2015 Flashcards
“direct” (or “general”) damages includes
the natural and probable consequence of the breach.” “damages that would follow any breach of similar character in the usual course of events.”
Cost of R&W insurance indemnity for unknown breaches?
3% of policy coverage
Cost of tax insurance indemnity for adverse tax ruling on treatment of transaction or issue?
3-6%
Litigation insurance indemnity for catastrophic loss from an existing or likely litigation?
7-10%
Buy-side benefit of R and W insurance in auction?
Shut down auction early and either (i) accept RWs as is or (ii) offer safety in accepting RW edits.
How long to get R and W policy?
12 days
Can’t make an indemnity claims for what four things (other than types of damages)? – Need to draft these in.
- losses covered by insurance,
- losses that could have been mitigated,
- losses recoverable from a third party,
- losses for which there is a corresponding tax benefit
Are consequential and special damages the same thing?
Yes.
Definition of special or consequential damages?
“damages that result naturally, but not necessarily, from the defendant’s wrongful acts,” and “damages which arise from special circumstances that make them probable, although they would be unusual apart from such circumstances.”
What are the three categories of contract damages?
- direct (or general) damages – “naturally and necessarily flow from a wrongful act”
- incidental damages – “incurred in an attempt to avoid or mitigate damages after a breach”
- consequential (or special) damages
Keystone case for special/consequential damages?

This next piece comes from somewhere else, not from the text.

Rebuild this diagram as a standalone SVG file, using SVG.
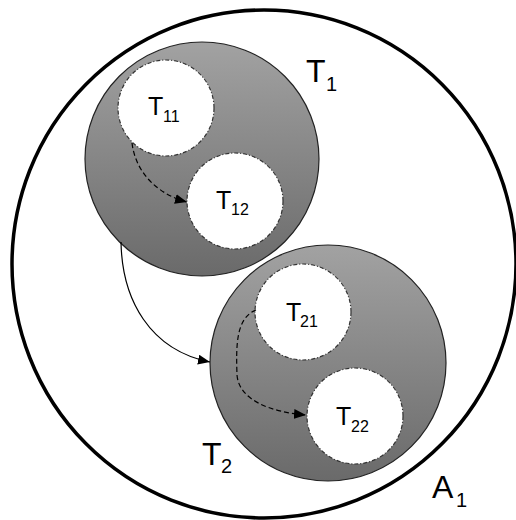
<svg xmlns="http://www.w3.org/2000/svg" width="516" height="520" viewBox="0 0 516 520">
<defs>
<linearGradient id="g" x1="0" y1="0" x2="0" y2="1">
<stop offset="0" stop-color="#a2a2a2"/>
<stop offset="1" stop-color="#6a6a6a"/>
</linearGradient>
<marker id="ah" viewBox="0 0 12 10" refX="12" refY="5" markerWidth="12" markerHeight="10" markerUnits="userSpaceOnUse" orient="auto">
<path d="M0,0 L12,5 L0,10 Z" fill="#000"/>
</marker>
<style>
.outer{fill:#fff;stroke:#000;stroke-width:3.5}
.task{fill:url(#g);stroke:#222;stroke-width:1.2}
.sub{fill:#fff;stroke:#333;stroke-width:1.2;stroke-dasharray:4 2 1 2}
.lbl{font-family:"Liberation Sans",Arial,sans-serif;fill:#000}
.edge{fill:none;stroke:#000;stroke-width:1.2}
.dash{stroke-dasharray:5 3}
</style>
</defs>
<rect width="516" height="520" fill="#fff"/>
<g id="A1">
<ellipse class="outer" cx="264" cy="264" rx="252" ry="254"/>
<text class="lbl" x="432" y="498" font-size="32">A<tspan x="456" y="507" font-size="20">1</tspan></text>
</g>
<g id="T1">
<circle class="task" cx="202" cy="159" r="117"/>
<text class="lbl" x="306" y="82" font-size="32">T<tspan x="326" y="91" font-size="20">1</tspan></text>
</g>
<g id="T2">
<circle class="task" cx="328" cy="363" r="118"/>
<text class="lbl" x="202" y="465" font-size="32">T<tspan x="221" y="473" font-size="20">2</tspan></text>
</g>
<g id="T11">
<circle class="sub" cx="166" cy="108" r="48"/>
<text class="lbl" x="148" y="115" font-size="25">T<tspan x="163" y="122" font-size="16">11</tspan></text>
</g>
<g id="T12">
<circle class="sub" cx="235" cy="201" r="48"/>
<text class="lbl" x="216" y="209" font-size="25">T<tspan x="231" y="215" font-size="16">12</tspan></text>
</g>
<g id="T21">
<circle class="sub" cx="303" cy="312" r="48"/>
<text class="lbl" x="286" y="321" font-size="25">T<tspan x="300" y="327" font-size="16">21</tspan></text>
</g>
<g id="T22">
<circle class="sub" cx="355" cy="416" r="48"/>
<text class="lbl" x="336" y="425" font-size="25">T<tspan x="351" y="432" font-size="16">22</tspan></text>
</g>
<g id="connectors">
<path class="edge" d="M121,242 C122,300 150,350 210,362" marker-end="url(#ah)"/>
<path class="edge dash" d="M132,143 C136,175 160,195 187,202" marker-end="url(#ah)"/>
<path class="edge dash" d="M256,310 C236,318 236,345 237,375 C239,400 270,412 306,415" marker-end="url(#ah)"/>
</g>
</svg>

Hadley v. Baxendale (lost profit from broken crankshaft for mill)
Hadley Rule is the plaintiff may recover only those losses… (2 things)
- DIRECT losses that would arise normally and naturally as the result a breach of any similar contract; and
- SPECIAL losses arising from SPECIAL CIRCUMSTANCES that were “within the contemplation” AT THE TIME OF CONTRACT
Pro-seller drafting on consequential damages (Sidley)
“consequential damages (however plead)”
Seller-acceptable version of indemnity for consequential damages, lost profits, and diminution in value?
Carve them out from damages/recovery “other than those that are the natural, probable and reasonably foreseeable result of the event that gave rise thereto”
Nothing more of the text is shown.